Substitute $V_1\left (t \right )$ in Equation 1

$$V_2\left (t\right ) = k_1\left [ m\left ( t \right ) + A_c \cos \left ( 2 \pi f_ct \right ) \right ] + k_2\left [ m\left ( t \right ) + A_c \cos\left ( 2 \pi f_ct \right ) \right ]^2$$

$\Rightarrow V_2\left (t\right ) = k_1 m\left ( t \right ) +k_1 A_c \cos \left ( 2 \pi f_ct \right ) +k_2 m^2\left ( t \right ) +$

$k_2A_c^2 \cos^2\left ( 2 \pi f_ct \right )+2k_2m\left ( t \right )A_c \cos\left ( 2 \pi f_ct \right )$

$\Rightarrow V_2\left (t\right ) = k_1 m\left ( t \right ) +k_2 m^2\left ( t \right ) +k_2 A^2_c \cos^2 \left ( 2 \pi f_ct \right ) +$

$k_1A_c\left [ 1+\left ( \frac{2k_2}{k_1} \right )m\left ( t \right ) \right ] \cos\left ( 2 \pi f_ct \right )$

The last term of the above equation represents the desired AM wave and the first three terms of the above equation are unwanted. So, with the help of band pass filter, we can pass only AM wave and eliminate the first three terms.

Therefore, the output of square law modulator is

$$s\left ( t \right )=k_1A_c\left [1+\left ( \frac{2k_2}{k_1} \right ) m\left ( t \right ) \right ] \cos\left ( 2 \pi f_ct \right )$$

The standard equation of AM wave is

$$s\left ( t \right )=A_c\left [ 1+k_am\left ( t \right ) \right ] \cos \left (2 \pi f_ct \right )$$

Where, $K_a$ is the amplitude sensitivity

By comparing the output of the square law modulator with the standard equation of AM wave, we will get the scaling factor as $k_1$ and the amplitude sensitivity $k_a$ as $\frac{2k_2}{k1}$.

## Switching Modulator

Following is the block diagram of switching modulator.
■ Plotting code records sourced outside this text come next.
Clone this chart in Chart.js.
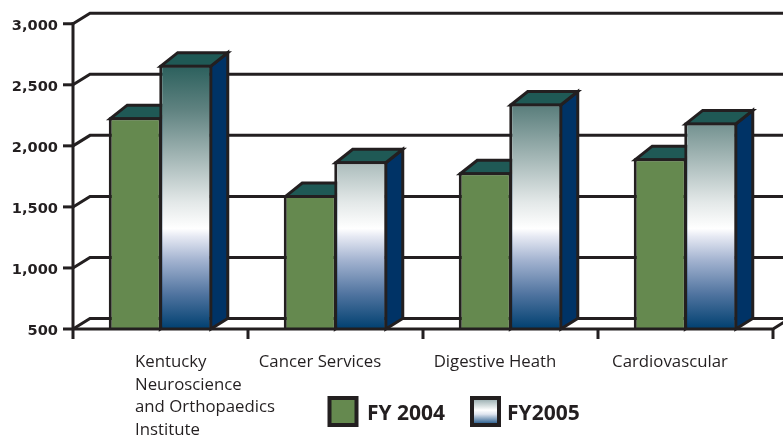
<!DOCTYPE html>
<html><head><meta charset="utf-8">
<style>html,body{margin:0;padding:0;background:#fff}canvas{display:block}</style>
<script src="https://cdn.jsdelivr.net/npm/chart.js@4/dist/chart.umd.js"></script>
</head><body>
<canvas id="c" width="783" height="439"></canvas>
<script>
const categories = [
  ["Kentucky","Neuroscience","and Orthopaedics","Institute"],
  ["Cancer Services"],
  ["Digestive Heath"],
  ["Cardiovascular"]
];
const seriesNames = ["FY 2004","FY2005"];
const fy2004 = [2235,1597,1784,1899];
const fy2005 = [2665,1874,2347,2192];

const INK="#231f20", GREEN="#65894f", TOP="#1f5955", SIDE="#003366";
const DX=17, DY_BACK=10.5, DY_TOP=13.5;

function barGradient(chart){
  const scaleY=chart.scales.y;
  if(!chart.chartArea||!scaleY) return "#ffffff";
  const y0=scaleY.getPixelForValue(2665), y1=scaleY.getPixelForValue(500);
  if(!isFinite(y0)||!isFinite(y1)) return "#ffffff";
  const g=chart.ctx.createLinearGradient(0,y0,0,y1);
  g.addColorStop(0,"#2a5f5c");
  g.addColorStop(.17,"#5f8280");
  g.addColorStop(.35,"#a3b6b5");
  g.addColorStop(.52,"#e3e8e8");
  g.addColorStop(.62,"#ffffff");
  g.addColorStop(.65,"#e6e9f3");
  g.addColorStop(.74,"#a3b3d0");
  g.addColorStop(.87,"#4f739f");
  g.addColorStop(1,"#004070");
  return g;
}
function poly(ctx,pts,fill){
  ctx.beginPath();
  pts.forEach((p,i)=>i?ctx.lineTo(p[0],p[1]):ctx.moveTo(p[0],p[1]));
  ctx.closePath();
  ctx.fillStyle=fill;ctx.fill();ctx.stroke();
}
const chart3d={
  id:"chart3d",
  beforeDatasetsDraw(chart){
    const {ctx,scales:{x,y},chartArea:a}=chart;
    ctx.save();
    ctx.strokeStyle=INK;ctx.lineWidth=3;ctx.lineJoin="miter";
    y.ticks.forEach(t=>{
      const py=y.getPixelForValue(t.value);
      ctx.beginPath();
      ctx.moveTo(a.left,py);ctx.lineTo(a.left+DX,py-DY_BACK);ctx.lineTo(chart.width,py-DY_BACK);
      ctx.stroke();
    });
    [0,1].forEach(i=>{
      chart.getDatasetMeta(i).data.forEach(b=>{
        const l=b.x-b.width/2+1.5,r=b.x+b.width/2-1.5,t=b.y+1.5,bt=a.bottom;
        poly(ctx,[[r,t],[r+DX,t-DY_TOP],[r+DX,bt-DY_BACK],[r,bt]],SIDE);
        poly(ctx,[[l,t],[l+DX,t-DY_TOP],[r+DX,t-DY_TOP],[r,t]],TOP);
      });
    });
    ctx.restore();
  },
  afterDatasetsDraw(chart){
    const {ctx,scales:{x,y},chartArea:a}=chart;
    ctx.save();
    ctx.strokeStyle=INK;ctx.lineWidth=3;
    ctx.beginPath();ctx.moveTo(a.left,a.top-1.5);ctx.lineTo(a.left,a.bottom+10);ctx.stroke();
    y.ticks.forEach(t=>{
      const py=y.getPixelForValue(t.value);
      ctx.beginPath();ctx.moveTo(a.left-10,py);ctx.lineTo(a.left,py);ctx.stroke();
    });
    ctx.beginPath();ctx.moveTo(a.left,a.bottom);ctx.lineTo(a.right,a.bottom);ctx.lineTo(a.right+DX,a.bottom-DY_BACK);ctx.stroke();
    const step=(a.right-a.left)/categories.length;
    for(let i=1;i<=categories.length;i++){
      const px=a.left+i*step;
      ctx.beginPath();ctx.moveTo(px,a.bottom);ctx.lineTo(px,a.bottom+10);ctx.stroke();
    }
    ctx.fillStyle=INK;ctx.font='16.8px "Open Sans"';ctx.textBaseline="alphabetic";
    categories.forEach((lines,i)=>{
      const cx=x.getPixelForValue(i);
      lines.forEach((s,k)=>{
        if(lines.length>1){ctx.textAlign="left";ctx.fillText(s,cx-25.5,367+k*22.6);}
        else{ctx.textAlign="center";ctx.fillText(s,cx-15.5,367);}
      });
    });
    const sw=[[329.5,GREEN],[472,null]];
    ctx.lineWidth=4;
    sw.forEach(([lx,c])=>{
      let f=c;
      if(!f){
        f=ctx.createLinearGradient(0,398,0,425);
        f.addColorStop(0,"#8fa5a8");f.addColorStop(.45,"#ffffff");f.addColorStop(.6,"#dfe5ef");f.addColorStop(1,"#0f4a80");
      }
      ctx.fillStyle=f;ctx.fillRect(lx,398,27,27);ctx.strokeRect(lx,398,27,27);
    });
    ctx.fillStyle=INK;ctx.font='bold 21px "Open Sans"';ctx.textAlign="left";
    ctx.fillText(seriesNames[0],367,420);
    ctx.fillText(seriesNames[1],507,420);
    ctx.restore();
  }
};
new Chart(document.getElementById("c"),{
  type:"bar",
  data:{labels:categories.map(l=>l.join(" ")),datasets:[
    {label:seriesNames[0],data:fy2004,base:500,backgroundColor:GREEN,borderColor:INK,borderWidth:3,categoryPercentage:0.5771,barPercentage:1.05},
    {label:seriesNames[1],data:fy2005,base:500,backgroundColor:c=>barGradient(c.chart),borderColor:INK,borderWidth:3,categoryPercentage:0.5771,barPercentage:1.05}
  ]},
  plugins:[chart3d],
  options:{
    responsive:false,animation:false,devicePixelRatio:1,
    layout:{padding:{top:22.5,right:10,left:0,bottom:0}},
    plugins:{legend:{display:false},tooltip:{enabled:false}},
    scales:{
      x:{type:"category",offset:true,
        grid:{display:false},border:{display:false},ticks:{display:false},
        afterFit(s){s.height=110;}},
      y:{min:500,max:3000,
        grid:{display:false,drawTicks:false},border:{display:false},
        ticks:{stepSize:500,padding:15,labelOffset:2.5,color:INK,font:{family:'"DejaVu Sans"',weight:"bold",size:14.6},
          callback:v=>v.toLocaleString("en-US")},
        afterFit(s){s.width=73;}}
    }
  }
});
</script>
</body></html>
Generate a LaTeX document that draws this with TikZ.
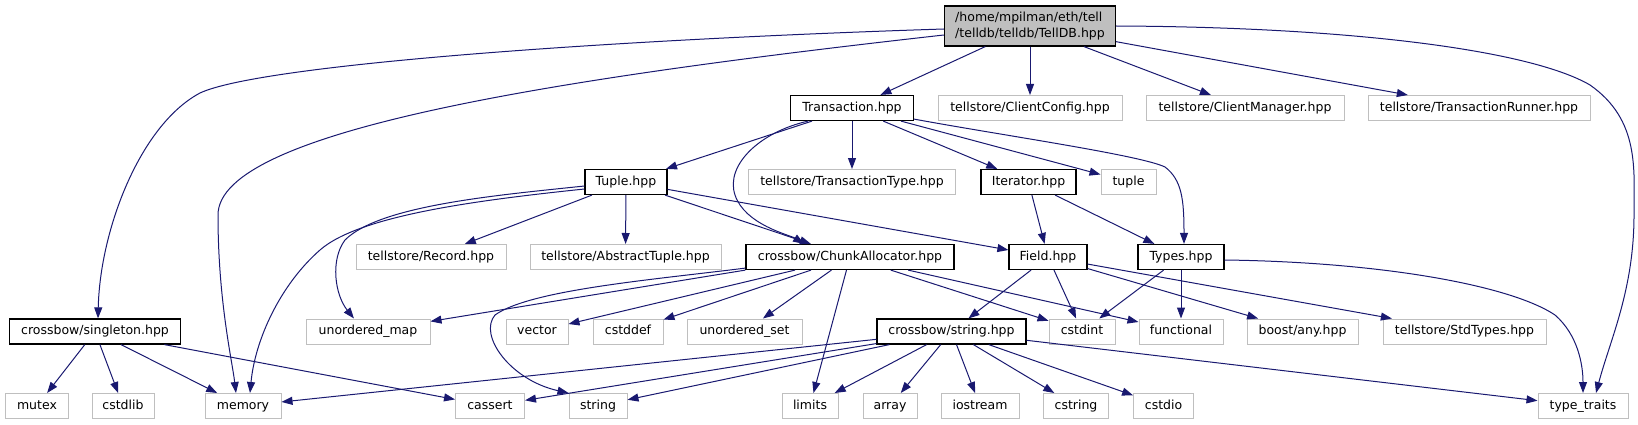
\documentclass[tikz,border=0pt]{standalone}
\usepackage{fontspec}
\setmainfont{DejaVu Sans}
\usetikzlibrary{arrows.meta}
\definecolor{azularista}{HTML}{191970}
\definecolor{grisborde}{HTML}{BFBFBF}
\begin{document}
\begin{tikzpicture}[x=1pt, y=-1pt, every node/.style={rectangle, inner sep=0pt, minimum height=25pt, font=\fontsize{12.5}{15.5}\selectfont},
    ext/.style={draw=grisborde, line width=1pt, text height=9.5pt, text depth=3pt},
    doc/.style={draw=black, line width=1.2pt, text height=9.5pt, text depth=3pt},
    arista/.style={draw=azularista, line width=1pt, -{Triangle[length=11pt,width=8pt]}}]

     \useasboundingbox (0,0) rectangle (1638,425);

     % Archivo raíz
     \node[draw=black, fill=grisborde, line width=1.2pt, minimum width=171pt, minimum height=40pt, align=left] (raiz) at (1030,26) {/home/mpilman/eth/tell\\/telldb/telldb/TellDB.hpp};

     % Primer nivel
     \node[doc, minimum width=123pt] (trans) at (852,108) {Transaction.hpp};
     \node[ext, minimum width=184pt] (cconfig) at (1030,108) {tellstore/ClientConfig.hpp};
     \node[ext, minimum width=198pt] (cmanager) at (1245,108) {tellstore/ClientManager.hpp};
     \node[ext, minimum width=222pt] (trunner) at (1479,108) {tellstore/TransactionRunner.hpp};

     % Segundo nivel
     \node[doc, minimum width=82pt] (tuplehpp) at (626,182) {Tuple.hpp};
     \node[ext, minimum width=207pt] (ttype) at (852,182) {tellstore/TransactionType.hpp};
     \node[doc, minimum width=95pt] (iter) at (1028.5,182) {Iterator.hpp};
     \node[ext, minimum width=55pt] (tuple) at (1128.5,182) {tuple};

     % Tercer nivel
     \node[ext, minimum width=150pt] (record) at (431,257) {tellstore/Record.hpp};
     \node[ext, minimum width=191pt] (abstuple) at (625.5,257) {tellstore/AbstractTuple.hpp};
     \node[doc, minimum width=208pt] (chunk) at (850,257) {crossbow/ChunkAllocator.hpp};
     \node[doc, minimum width=78pt] (field) at (1048,257) {Field.hpp};
     \node[doc, minimum width=86pt] (types) at (1181,257) {Types.hpp};

     % Cuarto nivel
     \node[doc, minimum width=171pt] (single) at (95,331.5) {crossbow/singleton.hpp};
     \node[ext, minimum width=124pt] (umap) at (368,331.5) {unordered\_map};
     \node[ext, minimum width=62pt] (vector) at (537,331.5) {vector};
     \node[ext, minimum width=70pt] (cstddef) at (628,331.5) {cstddef};
     \node[ext, minimum width=115pt] (uset) at (744.5,331.5) {unordered\_set};
     \node[doc, minimum width=149pt] (strhpp) at (951.5,331.5) {crossbow/string.hpp};
     \node[ext, minimum width=66pt] (cstdint) at (1082,331.5) {cstdint};
     \node[ext, minimum width=84pt] (functional) at (1181,331.5) {functional};
     \node[ext, minimum width=111pt] (anyhpp) at (1302.5,331.5) {boost/any.hpp};
     \node[ext, minimum width=163pt] (stdtypes) at (1464.5,331.5) {tellstore/StdTypes.hpp};

     % Cabeceras estándar
     \node[ext, minimum width=63pt] (mutex) at (37,406) {mutex};
     \node[ext, minimum width=62pt] (cstdlib) at (123,406) {cstdlib};
     \node[ext, minimum width=76pt] (memory) at (243,406) {memory};
     \node[ext, minimum width=69pt] (cassert) at (490,406) {cassert};
     \node[ext, minimum width=58pt] (string) at (598,406) {string};
     \node[ext, minimum width=56pt] (limits) at (810,406) {limits};
     \node[ext, minimum width=54pt] (array) at (890,406) {array};
     \node[ext, minimum width=78pt] (iostream) at (980,406) {iostream};
     \node[ext, minimum width=65pt] (cstring) at (1076,406) {cstring};
     \node[ext, minimum width=60pt] (cstdio) at (1163.6,406) {cstdio};
     \node[ext, minimum width=90pt] (ttraits) at (1583,406) {type\_traits};

     % Aristas desde la raíz
     \draw[arista] ([yshift=-3pt]raiz.west) .. controls (600,40) and (260,65) .. (200,93) .. controls (140,125) and (100,230) .. ([xshift=3pt]single.north);
     \draw[arista] ([yshift=-9pt]raiz.west) .. controls (560,78) and (218,130) .. (218,215) .. controls (218,300) and (232,360) .. ([xshift=-7pt]memory.north);
     \draw[arista] (raiz) -- (trans);
     \draw[arista] (raiz) -- (cconfig);
     \draw[arista] (raiz) -- (cmanager);
     \draw[arista] (raiz) -- (trunner);
     \draw[arista] (raiz.east) .. controls (1350,27) and (1530,50) .. (1590,85) .. controls (1640,120) and (1634,170) .. (1634,215) .. controls (1634,290) and (1610,340) .. ([xshift=13pt]ttraits.north);

     % Aristas desde Transaction.hpp
     \draw[arista] (trans) -- (tuplehpp);
     \draw[arista] (trans) -- (ttype);
     \draw[arista] (trans) -- (iter);
     \draw[arista] (trans) -- (tuple);
     \draw[arista] ([yshift=2pt]trans.south east) .. controls (1000,135) and (1140,155) .. (1165,167) .. controls (1182,180) and (1184,200) .. ([xshift=3pt]types.north);
     \draw[arista] ([xshift=-44pt]trans.south) .. controls (760,132) and (725,165) .. (735,195) .. controls (745,225) and (790,235) .. ([xshift=-46pt]chunk.north);

     % Aristas desde Tuple.hpp
     \draw[arista] (tuplehpp) -- (record);
     \draw[arista] (tuplehpp) -- (abstuple);
     \draw[arista] (tuplehpp) -- (chunk);
     \draw[arista] (tuplehpp) -- (field);
     \draw[arista] ([yshift=-4pt]tuplehpp.west) .. controls (500,195) and (380,205) .. (345,240) .. controls (330,260) and (335,295) .. ([xshift=-14pt]umap.north);
     \draw[arista] ([yshift=-7pt]tuplehpp.west) .. controls (480,200) and (360,215) .. (320,250) .. controls (280,285) and (255,340) .. ([xshift=7pt]memory.north);

     % Aristas desde Iterator.hpp
     \draw[arista] (iter) -- (field);
     \draw[arista] (iter) -- (types);

     % Aristas desde ChunkAllocator.hpp
     \draw[arista] (chunk.south west) -- (umap);
     \draw[arista] ([yshift=2pt]chunk.south west) .. controls (650,280) and (530,290) .. (495,315) .. controls (478,335) and (510,380) .. (string.north west);
     \draw[arista] (chunk) -- (vector);
     \draw[arista] (chunk) -- (cstddef);
     \draw[arista] (chunk) -- (uset);
     \draw[arista] (chunk) -- (limits);
     \draw[arista] (chunk) -- (cstdint);
     \draw[arista] (chunk) -- (functional);

     % Aristas desde Field.hpp
     \draw[arista] (field) -- (strhpp);
     \draw[arista] (field) -- (cstdint);
     \draw[arista] (field) -- (anyhpp);
     \draw[arista] (field) -- (stdtypes);

     % Aristas desde Types.hpp
     \draw[arista] (types) -- (cstdint);
     \draw[arista] (types) -- (functional);
     \draw[arista] ([yshift=-3pt]types.east) .. controls (1380,262) and (1510,285) .. (1555,315) .. controls (1578,335) and (1583,365) .. (ttraits.north);

     % Aristas desde string.hpp
     \draw[arista] (strhpp) -- (memory);
     \draw[arista] (strhpp) -- (cassert);
     \draw[arista] (strhpp) -- (string);
     \draw[arista] (strhpp) -- (limits);
     \draw[arista] (strhpp) -- (array);
     \draw[arista] (strhpp) -- (iostream);
     \draw[arista] (strhpp) -- (cstring);
     \draw[arista] (strhpp) -- (cstdio);
     \draw[arista] (strhpp) -- (ttraits);

     % Aristas desde singleton.hpp
     \draw[arista] (single) -- (mutex);
     \draw[arista] (single) -- (cstdlib);
     \draw[arista] (single) -- (memory);
     \draw[arista] (single) -- (cassert);

   \end{tikzpicture}
\end{document}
Switching modulator is similar to the square law modulator. The only difference is that in the square law modulator, the diode is operated in a non-linear mode, whereas, in the switching modulator, the diode has to operate as an ideal switch.

Let the modulating and carrier signals be denoted as $m\left ( t \right )$ and $c\left ( t \right )= A_c \cos\left ( 2\pi f_ct \right )$ respectively. These two signals are applied as inputs to the summer (adder) block. Summer block produces an output, which is the addition of modulating and carrier signals. Mathematically, we can write it as

$$V_1\left ( t \right )=m\left ( t \right )+c\left ( t \right )= m\left ( t \right )+A_c \cos\left ( 2 \pi f_ct \right )$$

This signal $V_1\left ( t \right )$ is applied as an input of diode. Assume, the magnitude of the modulating signal is very small when compared to the amplitude of carrier signal $A_c$. So, the diode’s ON and OFF action is controlled by carrier signal $c\left ( t \right )$. This means, the diode will be forward biased when $c\left ( t \right )> 0$ and it will be reverse biased when $c\left ( t \right )< 0$.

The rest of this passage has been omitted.